Short task: Go through the entries one line at a time, and gather every line that has the word "this".
___ Data to use
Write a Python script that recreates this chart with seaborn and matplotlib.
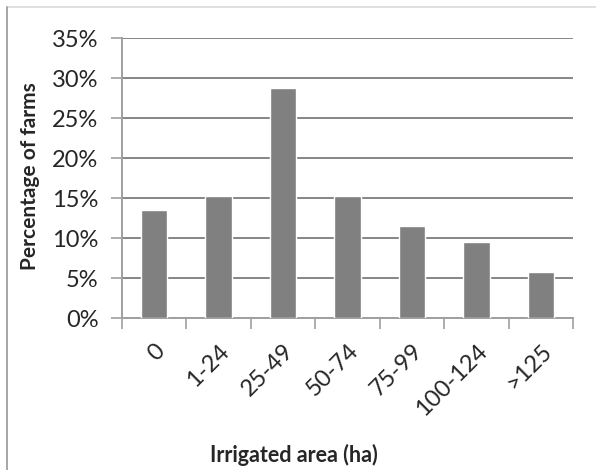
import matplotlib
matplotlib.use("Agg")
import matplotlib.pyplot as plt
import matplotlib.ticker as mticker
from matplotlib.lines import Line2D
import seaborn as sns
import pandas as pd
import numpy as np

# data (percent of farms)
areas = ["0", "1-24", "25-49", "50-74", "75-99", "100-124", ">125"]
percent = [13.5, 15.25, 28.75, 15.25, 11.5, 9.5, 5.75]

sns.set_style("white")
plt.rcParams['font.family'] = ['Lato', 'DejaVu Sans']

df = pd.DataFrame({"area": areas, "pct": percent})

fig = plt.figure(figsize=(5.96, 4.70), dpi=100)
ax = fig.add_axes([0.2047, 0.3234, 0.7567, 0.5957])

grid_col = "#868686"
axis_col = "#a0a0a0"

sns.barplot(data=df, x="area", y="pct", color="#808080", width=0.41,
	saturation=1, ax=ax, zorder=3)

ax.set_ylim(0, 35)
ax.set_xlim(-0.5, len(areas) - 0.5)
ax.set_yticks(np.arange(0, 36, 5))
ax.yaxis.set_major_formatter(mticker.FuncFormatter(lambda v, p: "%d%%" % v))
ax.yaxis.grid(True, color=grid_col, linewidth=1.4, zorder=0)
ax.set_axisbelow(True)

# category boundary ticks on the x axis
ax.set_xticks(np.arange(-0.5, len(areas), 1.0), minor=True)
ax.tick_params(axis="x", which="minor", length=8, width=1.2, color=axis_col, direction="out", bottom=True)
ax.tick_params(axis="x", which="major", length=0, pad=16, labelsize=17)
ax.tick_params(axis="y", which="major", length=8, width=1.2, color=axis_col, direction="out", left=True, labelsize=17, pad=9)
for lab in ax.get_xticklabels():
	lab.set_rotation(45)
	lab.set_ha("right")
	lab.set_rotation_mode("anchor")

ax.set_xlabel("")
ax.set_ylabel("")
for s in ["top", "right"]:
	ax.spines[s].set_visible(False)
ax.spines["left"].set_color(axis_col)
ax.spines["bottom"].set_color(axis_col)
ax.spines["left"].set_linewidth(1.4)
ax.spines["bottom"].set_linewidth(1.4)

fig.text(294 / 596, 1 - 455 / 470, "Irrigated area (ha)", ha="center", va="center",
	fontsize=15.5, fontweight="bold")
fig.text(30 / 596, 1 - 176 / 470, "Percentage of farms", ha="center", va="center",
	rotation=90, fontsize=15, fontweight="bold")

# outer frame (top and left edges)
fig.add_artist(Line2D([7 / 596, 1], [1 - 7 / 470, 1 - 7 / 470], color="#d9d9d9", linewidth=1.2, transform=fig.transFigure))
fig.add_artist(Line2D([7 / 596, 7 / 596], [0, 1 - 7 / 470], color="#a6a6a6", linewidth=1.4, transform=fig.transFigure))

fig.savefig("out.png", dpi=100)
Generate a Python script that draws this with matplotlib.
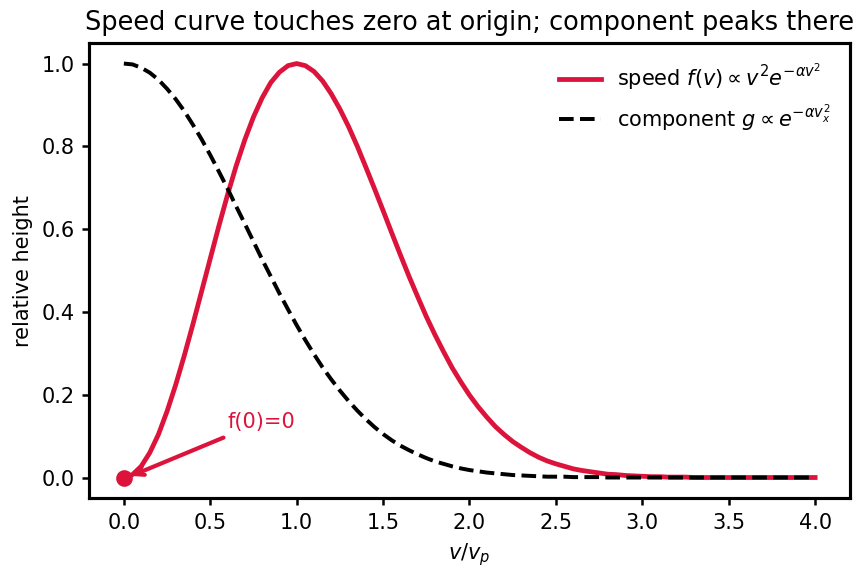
______
___ Data to use
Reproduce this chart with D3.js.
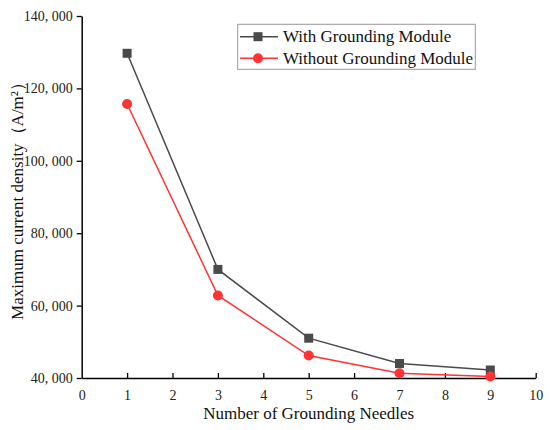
______
___ Data to use
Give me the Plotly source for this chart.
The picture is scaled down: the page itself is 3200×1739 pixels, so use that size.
______
Written solution:
Write a Python script that recreates this chart with seaborn and matplotlib.
Generate a Python script that draws this with matplotlib.
Reproduce this chart with D3.js.
Give me the Plotly source for this chart.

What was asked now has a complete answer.